WHAT IS BEING ASKED - Return the lines below exactly, from the first line to the line that contains "-1.82, -2.87, -2.01];". Leave out pictures.

MATERIAL PROVIDED -
______________________________
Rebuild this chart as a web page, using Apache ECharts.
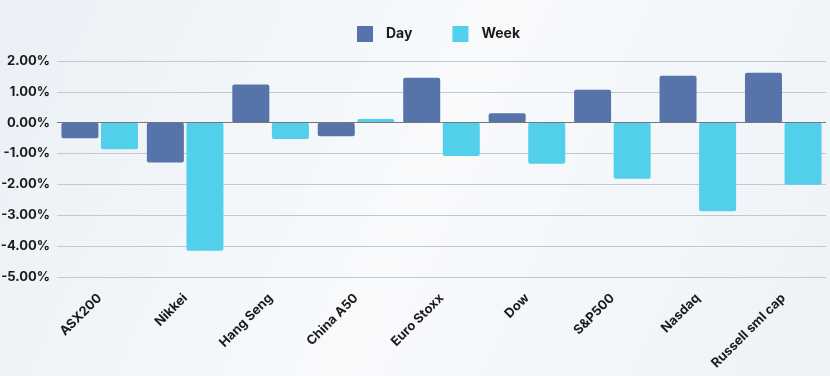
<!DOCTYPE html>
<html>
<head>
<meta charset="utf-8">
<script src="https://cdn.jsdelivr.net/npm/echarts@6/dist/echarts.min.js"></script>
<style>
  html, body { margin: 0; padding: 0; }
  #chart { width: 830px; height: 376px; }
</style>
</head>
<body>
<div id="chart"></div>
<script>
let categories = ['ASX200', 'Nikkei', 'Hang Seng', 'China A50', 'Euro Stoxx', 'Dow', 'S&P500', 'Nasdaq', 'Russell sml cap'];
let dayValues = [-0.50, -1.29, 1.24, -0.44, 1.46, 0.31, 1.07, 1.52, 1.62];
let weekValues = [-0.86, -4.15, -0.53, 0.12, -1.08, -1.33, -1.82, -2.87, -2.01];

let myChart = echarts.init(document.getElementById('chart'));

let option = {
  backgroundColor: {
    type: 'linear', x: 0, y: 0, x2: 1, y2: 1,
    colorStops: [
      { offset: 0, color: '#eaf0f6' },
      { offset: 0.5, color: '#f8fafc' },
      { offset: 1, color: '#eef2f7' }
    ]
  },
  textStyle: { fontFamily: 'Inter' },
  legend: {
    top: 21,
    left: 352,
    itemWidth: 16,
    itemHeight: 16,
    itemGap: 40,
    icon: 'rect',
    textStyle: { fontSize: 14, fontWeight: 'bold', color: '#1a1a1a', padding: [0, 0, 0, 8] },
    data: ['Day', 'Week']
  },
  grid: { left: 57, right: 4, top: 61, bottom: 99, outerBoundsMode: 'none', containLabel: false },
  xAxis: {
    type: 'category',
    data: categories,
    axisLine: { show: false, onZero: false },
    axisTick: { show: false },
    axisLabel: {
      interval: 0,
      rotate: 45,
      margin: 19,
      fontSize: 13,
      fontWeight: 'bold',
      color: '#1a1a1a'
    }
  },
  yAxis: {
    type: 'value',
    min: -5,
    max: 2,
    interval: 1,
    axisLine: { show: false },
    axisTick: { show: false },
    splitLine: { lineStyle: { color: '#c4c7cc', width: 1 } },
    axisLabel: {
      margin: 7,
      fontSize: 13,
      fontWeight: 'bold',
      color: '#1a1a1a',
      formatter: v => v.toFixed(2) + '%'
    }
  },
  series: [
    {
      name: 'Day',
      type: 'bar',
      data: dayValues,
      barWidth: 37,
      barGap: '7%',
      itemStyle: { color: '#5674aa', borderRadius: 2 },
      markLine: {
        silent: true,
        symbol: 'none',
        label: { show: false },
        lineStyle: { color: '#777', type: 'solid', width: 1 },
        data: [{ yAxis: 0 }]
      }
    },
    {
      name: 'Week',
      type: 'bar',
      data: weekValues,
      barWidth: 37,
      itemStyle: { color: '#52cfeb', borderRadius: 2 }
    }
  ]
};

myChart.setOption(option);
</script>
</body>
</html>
______________________________
RESULT OF THIS EXERCISE -
Rebuild this chart as a web page, using Apache ECharts.
<!DOCTYPE html>
<html>
<head>
<meta charset="utf-8">
<script src="https://cdn.jsdelivr.net/npm/echarts@6/dist/echarts.min.js"></script>
<style>
  html, body { margin: 0; padding: 0; }
  #chart { width: 830px; height: 376px; }
</style>
</head>
<body>
<div id="chart"></div>
<script>
let categories = ['ASX200', 'Nikkei', 'Hang Seng', 'China A50', 'Euro Stoxx', 'Dow', 'S&P500', 'Nasdaq', 'Russell sml cap'];
let dayValues = [-0.50, -1.29, 1.24, -0.44, 1.46, 0.31, 1.07, 1.52, 1.62];
let weekValues = [-0.86, -4.15, -0.53, 0.12, -1.08, -1.33, -1.82, -2.87, -2.01];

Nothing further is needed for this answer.